>> begin MATERIAL PROVIDED
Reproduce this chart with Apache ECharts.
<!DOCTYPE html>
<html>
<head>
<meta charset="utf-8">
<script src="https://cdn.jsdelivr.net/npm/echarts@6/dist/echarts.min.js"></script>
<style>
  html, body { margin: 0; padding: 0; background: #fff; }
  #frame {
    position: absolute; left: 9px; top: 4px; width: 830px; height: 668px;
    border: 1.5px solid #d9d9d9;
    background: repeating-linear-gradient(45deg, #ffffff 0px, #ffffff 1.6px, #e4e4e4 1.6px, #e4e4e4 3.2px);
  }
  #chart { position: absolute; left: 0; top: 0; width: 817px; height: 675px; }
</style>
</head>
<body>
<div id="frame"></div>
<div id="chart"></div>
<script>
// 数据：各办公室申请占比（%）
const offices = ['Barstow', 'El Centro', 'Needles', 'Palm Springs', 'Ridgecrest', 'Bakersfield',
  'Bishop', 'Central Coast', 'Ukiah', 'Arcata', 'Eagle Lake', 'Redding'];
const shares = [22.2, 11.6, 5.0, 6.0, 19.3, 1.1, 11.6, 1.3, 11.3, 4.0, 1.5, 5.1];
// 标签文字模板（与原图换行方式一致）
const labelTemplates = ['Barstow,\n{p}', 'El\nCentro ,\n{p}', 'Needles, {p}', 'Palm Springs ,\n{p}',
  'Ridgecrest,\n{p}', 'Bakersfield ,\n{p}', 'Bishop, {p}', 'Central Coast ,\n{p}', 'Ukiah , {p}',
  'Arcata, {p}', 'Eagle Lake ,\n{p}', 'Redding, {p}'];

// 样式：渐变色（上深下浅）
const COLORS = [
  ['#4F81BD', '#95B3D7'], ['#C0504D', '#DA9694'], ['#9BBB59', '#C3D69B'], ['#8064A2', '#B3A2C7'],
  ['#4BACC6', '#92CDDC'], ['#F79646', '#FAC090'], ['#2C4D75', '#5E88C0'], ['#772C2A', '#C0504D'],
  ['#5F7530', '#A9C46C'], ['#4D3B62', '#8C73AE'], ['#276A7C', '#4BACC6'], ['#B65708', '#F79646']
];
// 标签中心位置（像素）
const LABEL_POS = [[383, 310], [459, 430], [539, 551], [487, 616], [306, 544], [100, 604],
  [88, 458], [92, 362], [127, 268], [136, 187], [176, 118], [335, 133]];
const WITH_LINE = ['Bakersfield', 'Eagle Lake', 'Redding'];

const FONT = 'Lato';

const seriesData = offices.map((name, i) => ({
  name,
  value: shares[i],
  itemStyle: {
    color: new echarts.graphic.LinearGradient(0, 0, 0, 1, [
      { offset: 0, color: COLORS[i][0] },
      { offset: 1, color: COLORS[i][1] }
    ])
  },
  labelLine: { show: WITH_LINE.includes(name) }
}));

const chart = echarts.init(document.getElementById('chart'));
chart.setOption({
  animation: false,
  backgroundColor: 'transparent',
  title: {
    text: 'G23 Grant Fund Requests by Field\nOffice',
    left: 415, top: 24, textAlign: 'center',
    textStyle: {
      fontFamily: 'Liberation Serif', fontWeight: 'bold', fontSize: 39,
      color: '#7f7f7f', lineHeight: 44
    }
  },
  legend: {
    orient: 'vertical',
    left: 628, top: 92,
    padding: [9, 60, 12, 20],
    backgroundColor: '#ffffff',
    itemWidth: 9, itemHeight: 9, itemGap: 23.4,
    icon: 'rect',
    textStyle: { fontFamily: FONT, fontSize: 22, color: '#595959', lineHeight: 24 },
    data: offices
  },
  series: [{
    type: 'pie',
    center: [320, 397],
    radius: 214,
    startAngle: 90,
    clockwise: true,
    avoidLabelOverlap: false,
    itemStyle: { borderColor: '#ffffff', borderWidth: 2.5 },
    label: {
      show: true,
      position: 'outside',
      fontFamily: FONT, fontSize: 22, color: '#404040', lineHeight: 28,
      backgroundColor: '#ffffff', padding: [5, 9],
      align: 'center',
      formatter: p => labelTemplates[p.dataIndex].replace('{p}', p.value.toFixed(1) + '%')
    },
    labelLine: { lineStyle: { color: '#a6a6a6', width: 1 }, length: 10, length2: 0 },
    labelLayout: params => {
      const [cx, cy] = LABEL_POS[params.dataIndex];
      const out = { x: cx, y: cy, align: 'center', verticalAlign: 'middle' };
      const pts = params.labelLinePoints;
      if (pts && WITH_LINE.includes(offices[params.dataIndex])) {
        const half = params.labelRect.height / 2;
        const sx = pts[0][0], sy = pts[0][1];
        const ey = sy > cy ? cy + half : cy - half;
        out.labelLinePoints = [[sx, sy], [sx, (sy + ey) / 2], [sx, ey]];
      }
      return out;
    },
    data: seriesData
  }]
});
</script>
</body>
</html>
>> end MATERIAL PROVIDED
*SHORT EXERCISE*
Faithfully transcribe the whole of the data.

*REPLY*
Reproduce this chart with Apache ECharts.
<!DOCTYPE html>
<html>
<head>
<meta charset="utf-8">
<script src="https://cdn.jsdelivr.net/npm/echarts@6/dist/echarts.min.js"></script>
<style>
  html, body { margin: 0; padding: 0; background: #fff; }
  #frame {
    position: absolute; left: 9px; top: 4px; width: 830px; height: 668px;
    border: 1.5px solid #d9d9d9;
    background: repeating-linear-gradient(45deg, #ffffff 0px, #ffffff 1.6px, #e4e4e4 1.6px, #e4e4e4 3.2px);
  }
  #chart { position: absolute; left: 0; top: 0; width: 817px; height: 675px; }
</style>
</head>
<body>
<div id="frame"></div>
<div id="chart"></div>
<script>
// 数据：各办公室申请占比（%）
const offices = ['Barstow', 'El Centro', 'Needles', 'Palm Springs', 'Ridgecrest', 'Bakersfield',
  'Bishop', 'Central Coast', 'Ukiah', 'Arcata', 'Eagle Lake', 'Redding'];
const shares = [22.2, 11.6, 5.0, 6.0, 19.3, 1.1, 11.6, 1.3, 11.3, 4.0, 1.5, 5.1];
// 标签文字模板（与原图换行方式一致）
const labelTemplates = ['Barstow,\n{p}', 'El\nCentro ,\n{p}', 'Needles, {p}', 'Palm Springs ,\n{p}',
  'Ridgecrest,\n{p}', 'Bakersfield ,\n{p}', 'Bishop, {p}', 'Central Coast ,\n{p}', 'Ukiah , {p}',
  'Arcata, {p}', 'Eagle Lake ,\n{p}', 'Redding, {p}'];

// 样式：渐变色（上深下浅）
const COLORS = [
  ['#4F81BD', '#95B3D7'], ['#C0504D', '#DA9694'], ['#9BBB59', '#C3D69B'], ['#8064A2', '#B3A2C7'],
  ['#4BACC6', '#92CDDC'], ['#F79646', '#FAC090'], ['#2C4D75', '#5E88C0'], ['#772C2A', '#C0504D'],
  ['#5F7530', '#A9C46C'], ['#4D3B62', '#8C73AE'], ['#276A7C', '#4BACC6'], ['#B65708', '#F79646']
];
// 标签中心位置（像素）
const LABEL_POS = [[383, 310], [459, 430], [539, 551], [487, 616], [306, 544], [100, 604],
  [88, 458], [92, 362], [127, 268], [136, 187], [176, 118], [335, 133]];
const WITH_LINE = ['Bakersfield', 'Eagle Lake', 'Redding'];

const FONT = 'Lato';

const seriesData = offices.map((name, i) => ({
  name,
  value: shares[i],
  itemStyle: {
    color: new echarts.graphic.LinearGradient(0, 0, 0, 1, [
      { offset: 0, color: COLORS[i][0] },
      { offset: 1, color: COLORS[i][1] }
    ])
  },
  labelLine: { show: WITH_LINE.includes(name) }
}));

const chart = echarts.init(document.getElementById('chart'));
chart.setOption({
  animation: false,
  backgroundColor: 'transparent',
  title: {
    text: 'G23 Grant Fund Requests by Field\nOffice',
    left: 415, top: 24, textAlign: 'center',
    textStyle: {
      fontFamily: 'Liberation Serif', fontWeight: 'bold', fontSize: 39,
      color: '#7f7f7f', lineHeight: 44
    }
  },
  legend: {
    orient: 'vertical',
    left: 628, top: 92,
    padding: [9, 60, 12, 20],
    backgroundColor: '#ffffff',
    itemWidth: 9, itemHeight: 9, itemGap: 23.4,
    icon: 'rect',
    textStyle: { fontFamily: FONT, fontSize: 22, color: '#595959', lineHeight: 24 },
    data: offices
  },
  series: [{
    type: 'pie',
    center: [320, 397],
    radius: 214,
    startAngle: 90,
    clockwise: true,
    avoidLabelOverlap: false,
    itemStyle: { borderColor: '#ffffff', borderWidth: 2.5 },
    label: {
      show: true,
      position: 'outside',
      fontFamily: FONT, fontSize: 22, color: '#404040', lineHeight: 28,
      backgroundColor: '#ffffff', padding: [5, 9],
      align: 'center',
      formatter: p => labelTemplates[p.dataIndex].replace('{p}', p.value.toFixed(1) + '%')
    },
    labelLine: { lineStyle: { color: '#a6a6a6', width: 1 }, length: 10, length2: 0 },
    labelLayout: params => {
      const [cx, cy] = LABEL_POS[params.dataIndex];
      const out = { x: cx, y: cy, align: 'center', verticalAlign: 'middle' };
      const pts = params.labelLinePoints;
      if (pts && WITH_LINE.includes(offices[params.dataIndex])) {
        const half = params.labelRect.height / 2;
        const sx = pts[0][0], sy = pts[0][1];
        const ey = sy > cy ? cy + half : cy - half;
        out.labelLinePoints = [[sx, sy], [sx, (sy + ey) / 2], [sx, ey]];
      }
      return out;
    },
    data: seriesData
  }]
});
</script>
</body>
</html>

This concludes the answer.